* **Exercise directions**
Write out the material exactly, with the pictures left out.

* **Material**

================

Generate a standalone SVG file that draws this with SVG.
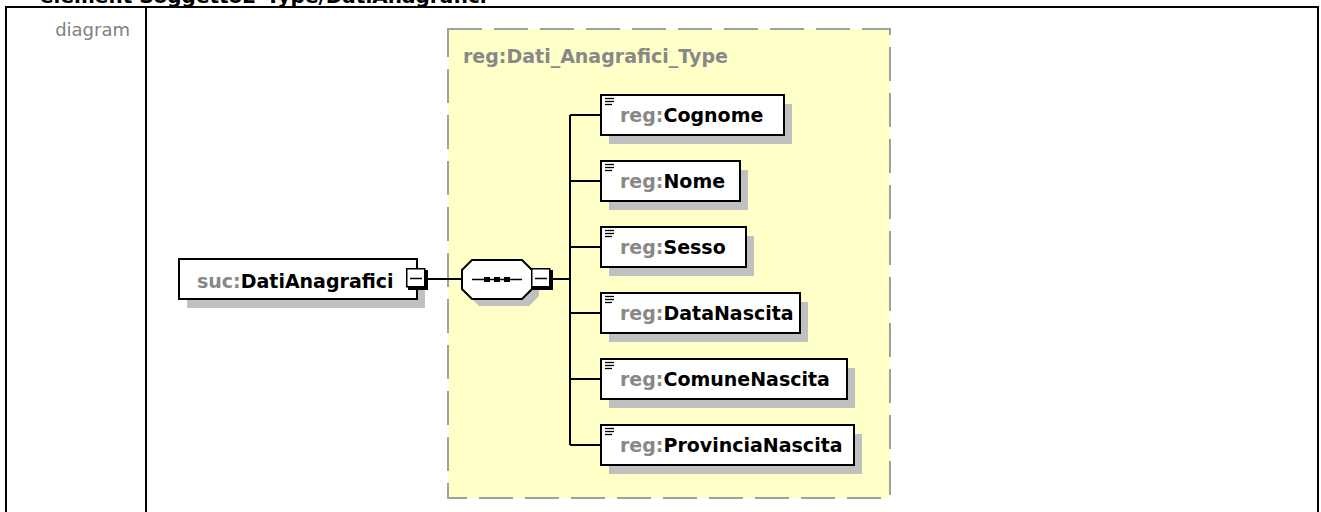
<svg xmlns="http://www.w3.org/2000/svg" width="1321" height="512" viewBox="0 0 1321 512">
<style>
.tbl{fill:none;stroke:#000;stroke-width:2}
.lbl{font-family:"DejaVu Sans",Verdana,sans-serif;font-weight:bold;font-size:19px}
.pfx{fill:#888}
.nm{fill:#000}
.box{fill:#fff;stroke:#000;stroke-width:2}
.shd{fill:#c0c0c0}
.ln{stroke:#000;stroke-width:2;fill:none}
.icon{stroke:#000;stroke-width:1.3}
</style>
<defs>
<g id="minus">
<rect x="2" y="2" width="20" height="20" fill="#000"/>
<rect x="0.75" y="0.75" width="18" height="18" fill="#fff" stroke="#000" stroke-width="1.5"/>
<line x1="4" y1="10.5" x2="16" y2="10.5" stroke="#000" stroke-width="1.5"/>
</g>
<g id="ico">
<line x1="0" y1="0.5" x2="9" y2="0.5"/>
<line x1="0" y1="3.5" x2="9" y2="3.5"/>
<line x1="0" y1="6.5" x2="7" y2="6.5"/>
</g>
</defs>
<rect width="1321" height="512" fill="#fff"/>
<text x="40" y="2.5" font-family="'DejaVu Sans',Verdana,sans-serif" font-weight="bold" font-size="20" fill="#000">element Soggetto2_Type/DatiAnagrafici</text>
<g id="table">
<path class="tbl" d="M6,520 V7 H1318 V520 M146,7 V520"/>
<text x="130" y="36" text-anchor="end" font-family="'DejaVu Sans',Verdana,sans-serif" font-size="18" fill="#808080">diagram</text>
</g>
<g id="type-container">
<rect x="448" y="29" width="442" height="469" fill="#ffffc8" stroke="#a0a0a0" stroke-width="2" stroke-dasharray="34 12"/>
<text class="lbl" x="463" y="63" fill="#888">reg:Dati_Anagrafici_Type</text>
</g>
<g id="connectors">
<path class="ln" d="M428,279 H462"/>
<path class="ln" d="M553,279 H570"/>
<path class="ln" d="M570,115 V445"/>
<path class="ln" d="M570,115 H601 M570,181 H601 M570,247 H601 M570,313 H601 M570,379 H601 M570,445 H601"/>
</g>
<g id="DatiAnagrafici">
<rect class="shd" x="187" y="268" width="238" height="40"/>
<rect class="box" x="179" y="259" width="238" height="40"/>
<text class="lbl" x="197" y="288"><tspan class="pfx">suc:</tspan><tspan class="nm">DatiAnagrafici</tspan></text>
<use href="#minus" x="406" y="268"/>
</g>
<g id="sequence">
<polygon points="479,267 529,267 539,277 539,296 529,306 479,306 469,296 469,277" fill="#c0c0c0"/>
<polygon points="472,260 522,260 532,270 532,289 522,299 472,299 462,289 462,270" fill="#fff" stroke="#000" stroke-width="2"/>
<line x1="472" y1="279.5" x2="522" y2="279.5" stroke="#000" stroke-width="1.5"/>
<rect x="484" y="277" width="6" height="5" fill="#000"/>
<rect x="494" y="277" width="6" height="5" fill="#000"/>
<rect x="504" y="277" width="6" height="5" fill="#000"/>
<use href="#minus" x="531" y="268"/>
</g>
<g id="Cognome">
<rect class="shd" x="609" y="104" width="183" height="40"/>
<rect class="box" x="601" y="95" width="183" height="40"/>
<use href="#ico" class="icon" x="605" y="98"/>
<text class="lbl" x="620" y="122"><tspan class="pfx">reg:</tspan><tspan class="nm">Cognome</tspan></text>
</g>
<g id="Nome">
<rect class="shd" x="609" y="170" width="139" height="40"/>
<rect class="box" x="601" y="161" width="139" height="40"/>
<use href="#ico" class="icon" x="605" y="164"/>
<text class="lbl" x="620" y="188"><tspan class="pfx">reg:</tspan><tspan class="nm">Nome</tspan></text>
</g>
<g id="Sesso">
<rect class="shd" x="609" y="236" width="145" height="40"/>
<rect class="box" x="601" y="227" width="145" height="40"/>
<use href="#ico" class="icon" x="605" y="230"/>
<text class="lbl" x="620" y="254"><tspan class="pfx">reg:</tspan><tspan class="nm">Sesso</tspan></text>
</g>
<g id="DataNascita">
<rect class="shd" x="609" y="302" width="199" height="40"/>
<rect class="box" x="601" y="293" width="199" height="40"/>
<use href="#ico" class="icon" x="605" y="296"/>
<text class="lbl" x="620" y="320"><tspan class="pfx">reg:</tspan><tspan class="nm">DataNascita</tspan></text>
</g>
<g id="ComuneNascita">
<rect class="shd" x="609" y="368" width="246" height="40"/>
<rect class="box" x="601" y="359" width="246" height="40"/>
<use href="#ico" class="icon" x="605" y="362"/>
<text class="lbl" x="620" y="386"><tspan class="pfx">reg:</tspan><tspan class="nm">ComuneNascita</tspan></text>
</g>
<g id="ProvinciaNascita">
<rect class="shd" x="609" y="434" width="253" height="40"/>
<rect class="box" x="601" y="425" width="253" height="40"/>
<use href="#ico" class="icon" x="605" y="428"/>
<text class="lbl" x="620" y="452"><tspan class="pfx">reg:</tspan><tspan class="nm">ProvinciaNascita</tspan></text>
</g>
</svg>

================

* **Written reply**
Generate a standalone SVG file that draws this with SVG.
<svg xmlns="http://www.w3.org/2000/svg" width="1321" height="512" viewBox="0 0 1321 512">
<style>
.tbl{fill:none;stroke:#000;stroke-width:2}
.lbl{font-family:"DejaVu Sans",Verdana,sans-serif;font-weight:bold;font-size:19px}
.pfx{fill:#888}
.nm{fill:#000}
.box{fill:#fff;stroke:#000;stroke-width:2}
.shd{fill:#c0c0c0}
.ln{stroke:#000;stroke-width:2;fill:none}
.icon{stroke:#000;stroke-width:1.3}
</style>
<defs>
<g id="minus">
<rect x="2" y="2" width="20" height="20" fill="#000"/>
<rect x="0.75" y="0.75" width="18" height="18" fill="#fff" stroke="#000" stroke-width="1.5"/>
<line x1="4" y1="10.5" x2="16" y2="10.5" stroke="#000" stroke-width="1.5"/>
</g>
<g id="ico">
<line x1="0" y1="0.5" x2="9" y2="0.5"/>
<line x1="0" y1="3.5" x2="9" y2="3.5"/>
<line x1="0" y1="6.5" x2="7" y2="6.5"/>
</g>
</defs>
<rect width="1321" height="512" fill="#fff"/>
<text x="40" y="2.5" font-family="'DejaVu Sans',Verdana,sans-serif" font-weight="bold" font-size="20" fill="#000">element Soggetto2_Type/DatiAnagrafici</text>
<g id="table">
<path class="tbl" d="M6,520 V7 H1318 V520 M146,7 V520"/>
<text x="130" y="36" text-anchor="end" font-family="'DejaVu Sans',Verdana,sans-serif" font-size="18" fill="#808080">diagram</text>
</g>
<g id="type-container">
<rect x="448" y="29" width="442" height="469" fill="#ffffc8" stroke="#a0a0a0" stroke-width="2" stroke-dasharray="34 12"/>
<text class="lbl" x="463" y="63" fill="#888">reg:Dati_Anagrafici_Type</text>
</g>
<g id="connectors">
<path class="ln" d="M428,279 H462"/>
<path class="ln" d="M553,279 H570"/>
<path class="ln" d="M570,115 V445"/>
<path class="ln" d="M570,115 H601 M570,181 H601 M570,247 H601 M570,313 H601 M570,379 H601 M570,445 H601"/>
</g>
<g id="DatiAnagrafici">
<rect class="shd" x="187" y="268" width="238" height="40"/>
<rect class="box" x="179" y="259" width="238" height="40"/>
<text class="lbl" x="197" y="288"><tspan class="pfx">suc:</tspan><tspan class="nm">DatiAnagrafici</tspan></text>
<use href="#minus" x="406" y="268"/>
</g>
<g id="sequence">
<polygon points="479,267 529,267 539,277 539,296 529,306 479,306 469,296 469,277" fill="#c0c0c0"/>
<polygon points="472,260 522,260 532,270 532,289 522,299 472,299 462,289 462,270" fill="#fff" stroke="#000" stroke-width="2"/>
<line x1="472" y1="279.5" x2="522" y2="279.5" stroke="#000" stroke-width="1.5"/>
<rect x="484" y="277" width="6" height="5" fill="#000"/>
<rect x="494" y="277" width="6" height="5" fill="#000"/>
<rect x="504" y="277" width="6" height="5" fill="#000"/>
<use href="#minus" x="531" y="268"/>
</g>
<g id="Cognome">
<rect class="shd" x="609" y="104" width="183" height="40"/>
<rect class="box" x="601" y="95" width="183" height="40"/>
<use href="#ico" class="icon" x="605" y="98"/>
<text class="lbl" x="620" y="122"><tspan class="pfx">reg:</tspan><tspan class="nm">Cognome</tspan></text>
</g>
<g id="Nome">
<rect class="shd" x="609" y="170" width="139" height="40"/>
<rect class="box" x="601" y="161" width="139" height="40"/>
<use href="#ico" class="icon" x="605" y="164"/>
<text class="lbl" x="620" y="188"><tspan class="pfx">reg:</tspan><tspan class="nm">Nome</tspan></text>
</g>
<g id="Sesso">
<rect class="shd" x="609" y="236" width="145" height="40"/>
<rect class="box" x="601" y="227" width="145" height="40"/>
<use href="#ico" class="icon" x="605" y="230"/>
<text class="lbl" x="620" y="254"><tspan class="pfx">reg:</tspan><tspan class="nm">Sesso</tspan></text>
</g>
<g id="DataNascita">
<rect class="shd" x="609" y="302" width="199" height="40"/>
<rect class="box" x="601" y="293" width="199" height="40"/>
<use href="#ico" class="icon" x="605" y="296"/>
<text class="lbl" x="620" y="320"><tspan class="pfx">reg:</tspan><tspan class="nm">DataNascita</tspan></text>
</g>
<g id="ComuneNascita">
<rect class="shd" x="609" y="368" width="246" height="40"/>
<rect class="box" x="601" y="359" width="246" height="40"/>
<use href="#ico" class="icon" x="605" y="362"/>
<text class="lbl" x="620" y="386"><tspan class="pfx">reg:</tspan><tspan class="nm">ComuneNascita</tspan></text>
</g>
<g id="ProvinciaNascita">
<rect class="shd" x="609" y="434" width="253" height="40"/>
<rect class="box" x="601" y="425" width="253" height="40"/>
<use href="#ico" class="icon" x="605" y="428"/>
<text class="lbl" x="620" y="452"><tspan class="pfx">reg:</tspan><tspan class="nm">ProvinciaNascita</tspan></text>
</g>
</svg>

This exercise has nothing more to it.